When not to “wing it”
It’s always nice to retain some spontaneity with your travel. However there are some things you shouldn’t leave to the last minute. Here are our tips for what you don’t want to leave too late.
It’s generally recommended you see your doctor a month before you go away. Vaccines need time to work. At a bare minimum you’d want to have any necessary jabs 2 weeks before your trip (This is only intended as general info, not medical advice. This is our general understanding but please consult your medical professional). This information from the CDC is very authoritative about travel health and vaccinations.
Extending your passport or drivers license.
If your passport is going to run out within 6 months of when you plan to enter your last foreign country then extend it before you leave. You should also check that your drivers license isn’t due to expire. Even if you get an international drivers license, your home license must still be valid or the international license isn’t valid. The international license is really just meant as a translation of your home license. Passport extensions in particular can take widely varying amounts of time. I know someone who had to cancel a trip at the last minute last year because their passport didn’t arrive in time. They were gutted. They weren’t able to apply to expedite it after they’d already requested standard processing.
Buying your travel insurance.
Again another sad sorry. We had workmates, a couple, who had a massive trip to Europe planned. The husband got diagnosed with cancer and they had to cancel their trip. Now this story actually had a happy ending – they were initially told it was very likely to be a very bad type of cancer but surprisingly it turned out to be benign.
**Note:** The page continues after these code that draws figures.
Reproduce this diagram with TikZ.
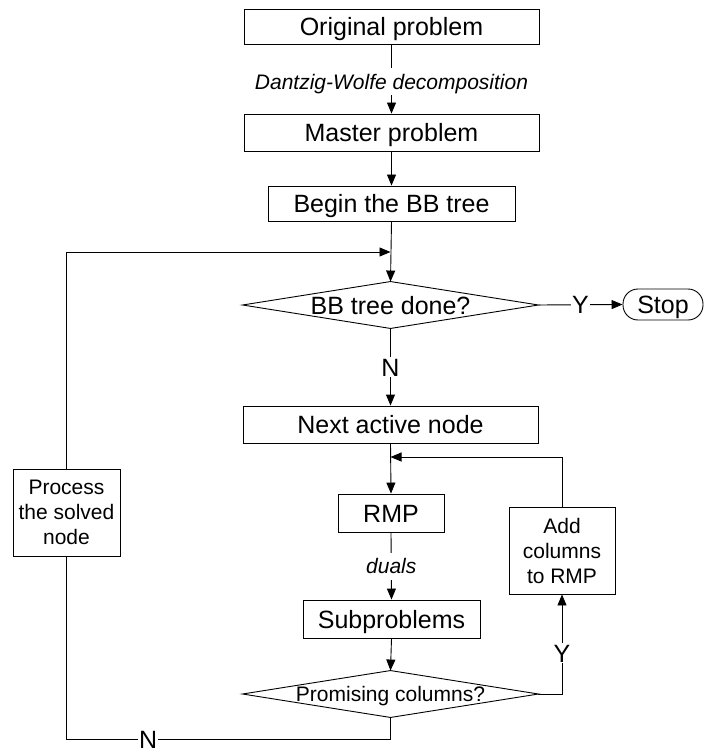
\documentclass[tikz,border=0pt]{standalone}
\usepackage{fontspec}
\setmainfont{Liberation Sans}
\usetikzlibrary{arrows.meta}
\begin{document}
\begin{tikzpicture}[x=1pt,y=-1pt,
  line width=0.9pt,
  big/.style={font=\fontsize{25}{30}\selectfont, text height=18pt, text depth=0pt},
  small/.style={font=\fontsize{21}{25}\selectfont, text height=15pt, text depth=0pt},
  box/.style={draw, rectangle, inner sep=0pt, big},
  smallbox/.style={draw, rectangle, inner sep=0pt, font=\fontsize{21}{25}\selectfont, align=center},
  decision/.style={rectangle, inner sep=0pt, minimum width=295pt, minimum height=46pt},
  terminal/.style={draw, rectangle, rounded corners=15pt, inner sep=0pt, big, minimum width=80pt, minimum height=31pt},
  arr/.style={-{Triangle[length=11pt,width=9pt]}},
  lbl/.style={fill=white, inner sep=1pt, big},
  ilbl/.style={fill=white, inner sep=1pt, font=\fontsize{21}{25}\selectfont\itshape, text height=20pt, text depth=5pt}
]
\useasboundingbox (0,0) rectangle (704,754);

% main column
\node[box, minimum width=295pt, minimum height=35pt] (orig) at (391.5,26.5) {Original problem};
\node[box, minimum width=295pt, minimum height=37pt] (master) at (391.5,132.5) {Master problem};
\node[box, minimum width=247pt, minimum height=35pt] (begin) at (391.5,203.5) {Begin the BB tree};
\node[decision, big] (done) at (390.5,305) {BB tree done?};
\draw (done.north) -- (done.east) -- (done.south) -- (done.west) -- cycle;
\node[terminal] (stop) at (663,304.5) {Stop};
\node[box, minimum width=295pt, minimum height=37pt] (next) at (390.5,424.5) {Next active node};
\node[box, minimum width=106pt, minimum height=38pt] (rmp) at (391,513) {RMP};
\node[box, minimum width=177pt, minimum height=38pt] (sub) at (391.5,619) {Subproblems};
\node[decision, small] (prom) at (390.5,694) {Promising columns?};
\draw (prom.north) -- (prom.east) -- (prom.south) -- (prom.west) -- cycle;

% side boxes
\node[smallbox, minimum width=106pt, minimum height=87pt] (add) at (562,550.5) {Add\\columns\\to RMP};
\node[smallbox, minimum width=107pt, minimum height=87pt] (proc) at (66.5,512.5) {Process\\the solved\\node};

% corner points of the loops
\coordinate (tl) at (66.5,252);
\coordinate (tj) at (390.5,252);
\coordinate (ar) at (562,457);
\coordinate (aj) at (390.5,457);
\coordinate (pr) at (562,694);
\coordinate (br) at (390.5,739);
\coordinate (bl) at (66.5,739);

% connectors
\draw[arr] (orig.south) -- node[ilbl, pos=0.54] {Dantzig-Wolfe decomposition} (master.north);
\draw[arr] (master.south) -- (begin.north);
\draw[arr] (begin.south) -- (done.north);
\draw[arr] (done.east) -- node[lbl] {Y} (stop.west);
\draw[arr] (done.south) -- node[lbl] {N} (next.north);
\draw[arr] (next.south) -- (rmp.north);
\draw[arr] (rmp.south) -- node[ilbl] {duals} (sub.north);
\draw[arr] (sub.south) -- (prom.north);
\draw[arr] (prom.east) -- (pr) -- node[lbl, pos=0.41] {Y} (add.south);
\draw[arr] (add.north) -- (ar) -- (aj);
\draw (prom.south) -- (br) -- node[lbl, inner ysep=0pt, pos=0.748] {N} (bl) -- (proc.south);
\draw[arr] (proc.north) -- (tl) -- (tj);
\end{tikzpicture}
\end{document}
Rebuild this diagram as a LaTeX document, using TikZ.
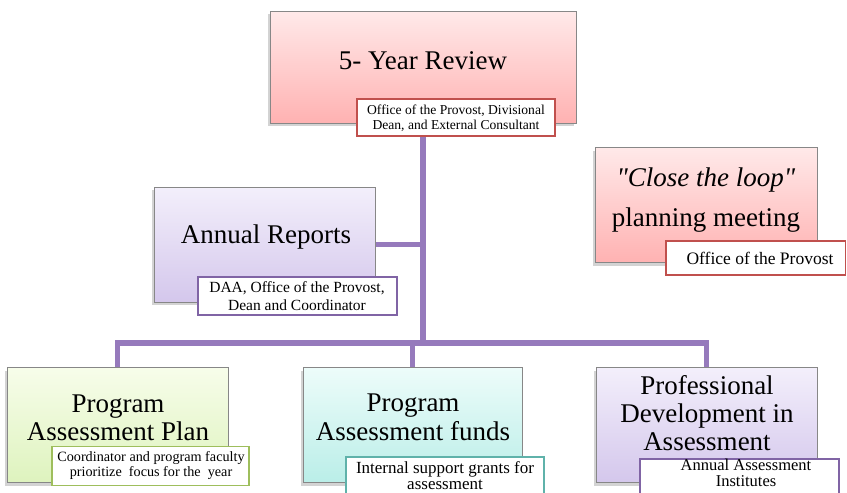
\documentclass[tikz,border=0pt]{standalone}
\usepackage{fontspec}
\setmainfont{Liberation Serif}
\usetikzlibrary{shadows,backgrounds}
\definecolor{conncol}{RGB}{150,122,188}
\definecolor{boxgray}{RGB}{135,135,135}
\definecolor{redtop}{RGB}{255,233,233}
\definecolor{redbot}{RGB}{255,178,178}
\definecolor{purtop}{RGB}{243,239,251}
\definecolor{purbot}{RGB}{212,199,236}
\definecolor{grntop}{RGB}{247,253,234}
\definecolor{grnbot}{RGB}{222,243,190}
\definecolor{cyntop}{RGB}{237,252,250}
\definecolor{cynbot}{RGB}{186,238,232}
\definecolor{redline}{RGB}{192,80,77}
\definecolor{purline}{RGB}{128,100,165}
\definecolor{grnline}{RGB}{158,190,92}
\definecolor{cynline}{RGB}{95,178,170}
\tikzset{
  mainbox/.style={draw=boxgray, line width=0.8pt, inner sep=0pt,
    drop shadow={shadow xshift=-2pt,shadow yshift=-3pt,opacity=0.35}},
  redbox/.style={mainbox, top color=redtop, bottom color=redbot},
  purbox/.style={mainbox, top color=purtop, bottom color=purbot},
  grnbox/.style={mainbox, top color=grntop, bottom color=grnbot},
  cynbox/.style={mainbox, top color=cyntop, bottom color=cynbot},
  subbox/.style={line width=1.1pt, fill=white, inner sep=0pt},
  maintext/.style={font=\fontsize{27}{28.5}\selectfont, align=center, inner sep=0pt},
  subtext/.style={align=center, inner sep=0pt},
  conn/.style={draw=conncol, line width=5.5pt}
}
\begin{document}
\begin{tikzpicture}[x=1pt,y=-1pt]
\useasboundingbox (0,0) rectangle (847,493);

% Top box
\node[redbox, minimum width=306pt, minimum height=112pt] (top) at (423,67) {};
\node[maintext] (toptext) at (423,61) {5- Year Review};
\node[subbox, draw=redline, minimum width=198pt, minimum height=37pt] (s1) at (456,117.5) {};
\node[subtext, font=\fontsize{13.6}{15}\selectfont] (s1t) at (456,118.5) {Office of the Provost, Divisional\\Dean, and External Consultant};

% Annual reports
\node[purbox, minimum width=221pt, minimum height=115pt] (ann) at (264.5,244.5) {};
\node[maintext] (anntext) at (266,237) {Annual Reports};
\node[subbox, draw=purline, minimum width=199pt, minimum height=38pt] (s2) at (297.5,296) {};
\node[subtext, font=\fontsize{15.5}{18}\selectfont] (s2t) at (297,296.5) {DAA, Office of the Provost,\\Dean and Coordinator};

% Close the loop
\node[redbox, minimum width=222pt, minimum height=115pt] (loop) at (706,205) {};
\node[maintext, font=\fontsize{27}{40}\selectfont] (looptext) at (706,200) {\textit{\textquotedbl Close the loop\textquotedbl}\\planning meeting};
\node[subbox, draw=redline, minimum width=179.5pt, minimum height=34pt] (s3) at (755.75,258) {};
\node[subtext, font=\fontsize{17.5}{20}\selectfont] (s3t) at (760,258.5) {Office of the Provost};

% Bottom boxes
\node[grnbox, minimum width=221pt, minimum height=115pt] (b1) at (117.5,425) {};
\node[maintext] (b1text) at (118,418) {Program\\Assessment Plan};
\node[subbox, draw=grnline, minimum width=197pt, minimum height=39pt] (s4) at (150.5,466) {};
\node[subtext, font=\fontsize{14.2}{14.5}\selectfont] (s4t) at (151,465.5) {Coordinator and program faculty\\prioritize~ focus for the~ year};

\node[cynbox, minimum width=219pt, minimum height=115pt] (b2) at (412.5,425) {};
\node[maintext] (b2text) at (413,417.5) {Program\\Assessment funds};
\node[subbox, draw=cynline, minimum width=198pt, minimum height=46pt] (s5) at (445,480) {};
\node[subtext, font=\fontsize{17}{16}\selectfont] (s5t) at (445,476) {Internal support grants for\\assessment};

\node[purbox, minimum width=221pt, minimum height=115pt] (b3) at (706.5,425) {};
\node[maintext, font=\fontsize{27}{28}\selectfont] (b3text) at (707,413.5) {Professional\\Development in\\Assessment};
\node[subbox, draw=purline, minimum width=199pt, minimum height=44pt] (s6) at (739.5,481) {};
\node[subtext, font=\fontsize{16.5}{16}\selectfont] (s6t) at (746,473) {Annual Assessment\\Institutes};

% Connectors
\coordinate (bus) at (423,343);
\begin{pgfonlayer}{background}
\draw[conn] (top.south) -- (bus);
\draw[conn] (ann.east) -- (ann.east -| top.south);
\draw[conn] (b1.north) |- (bus) -| (b3.north);
\draw[conn] (b2.north) -- (b2.north |- bus);
\end{pgfonlayer}
\end{tikzpicture}
\end{document}
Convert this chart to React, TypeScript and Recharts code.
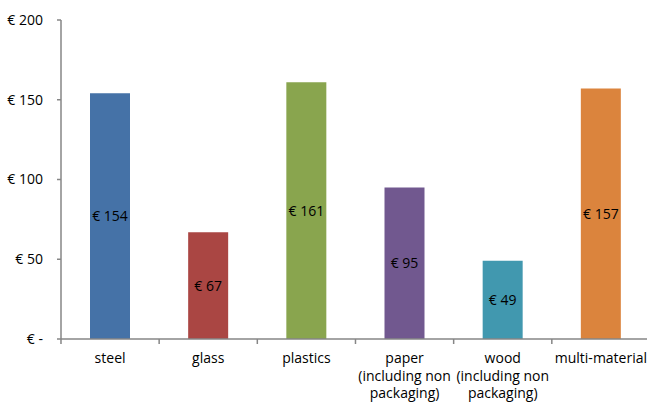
import { BarChart, Bar, XAxis, YAxis, Cell, LabelList } from 'recharts';

const categories = ['steel', 'glass', 'plastics', 'paper\n(including non\npackaging)', 'wood\n(including non\npackaging)', 'multi-material'];
const costs = [154, 67, 161, 95, 49, 157];
const colors = ['#4572A7', '#AA4643', '#89A54E', '#71588F', '#4198AF', '#DB843D'];
const yTicks = [0, 50, 100, 150, 200];

const data = categories.map((name, i) => ({ name, cost: costs[i] }));

const FONT = '"Open Sans", sans-serif';
const AXIS = '#868686';

const euro = (v: number) => (v === 0 ? '€ -' : `€ ${v}`);

function CategoryTick(props: any) {
  const { x, y, payload, index } = props;
  const half = 98.2 / 2;
  const lines = String(payload.value).split('\n');
  const base = y - 12;
  return (
    <g>
      <line x1={x - half} x2={x - half} y1={base} y2={base + 5} stroke={AXIS} strokeWidth={1.5} />
      {index === categories.length - 1 && (
        <line x1={x + half} x2={x + half} y1={base} y2={base + 5} stroke={AXIS} strokeWidth={1.5} />
      )}
      <text x={x} y={y} textAnchor="middle" fill="#000" fontSize={14} fontFamily={FONT}>
        {lines.map((l, i) => (
          <tspan key={i} x={x} dy={i === 0 ? 12 : 17.5}>{l}</tspan>
        ))}
      </text>
    </g>
  );
}

export default function App() {
  return (
    <div style={{ position: 'fixed', left: 0, top: 0, width: 647, height: 404, overflow: 'hidden', background: '#fff' }}>
      <BarChart
        width={655}
        height={410}
        data={data}
        margin={{ top: 20, right: 5, bottom: 6, left: 0 }}
        barSize={40}
        style={{ overflow: 'visible' }}
      >
        <XAxis
          dataKey="name"
          interval={0}
          height={65}
          tickLine={false}
          tickSize={0}
          tickMargin={12}
          axisLine={{ stroke: AXIS, strokeWidth: 1.5 }}
          tick={<CategoryTick />}
        />
        <YAxis
          domain={[0, 200]}
          ticks={yTicks}
          width={61}
          tickFormatter={euro}
          tickSize={4}
          tickMargin={14}
          axisLine={{ stroke: AXIS, strokeWidth: 1.5 }}
          tickLine={{ stroke: AXIS, strokeWidth: 1.5 }}
          tick={{ fill: '#000', fontSize: 14, fontFamily: FONT }}
        />
        <Bar dataKey="cost" isAnimationActive={false}>
          {data.map((d, i) => (
            <Cell key={d.name} fill={colors[i]} />
          ))}
          <LabelList dataKey="cost" position="center" formatter={(v: any) => `€ ${v}`} fill="#000" fontSize={14} fontFamily={FONT} />
        </Bar>
      </BarChart>
    </div>
  );
}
Sometimes people think they’ll just get their travel insurance just before they depart, but if this type of thing happens to you, you’ll lose all your deposits if you have to cancel and you hadn’t purchased your insurance yet. If you aren’t prepaying much, this won’t apply. Our friends were able to go on their big trip a few month later.
Booking if there will be a big event going on, or in seasonal destinations.
Some places get extremely booked out for big events. Rates can be triple or quadruple normal rates during popular event weekends. This really does happen. Rates can also get really astronomical in locations that have a distinct high season, for example, winter weekends in the places that snowbirds tend to go, where the location also gets weekend visitors from a nearby city. Camping accommodation, especially in National Park type facilities, is something else that often needs to be booked months and months in advance. If something is very good value and all the other lodging around it is overpriced or not of a good standard, then expect to need to book extremely early or get very lucky with a last minute cancellation. Many national park or state park systems have online booking these days so there is no excuse for being disorganized!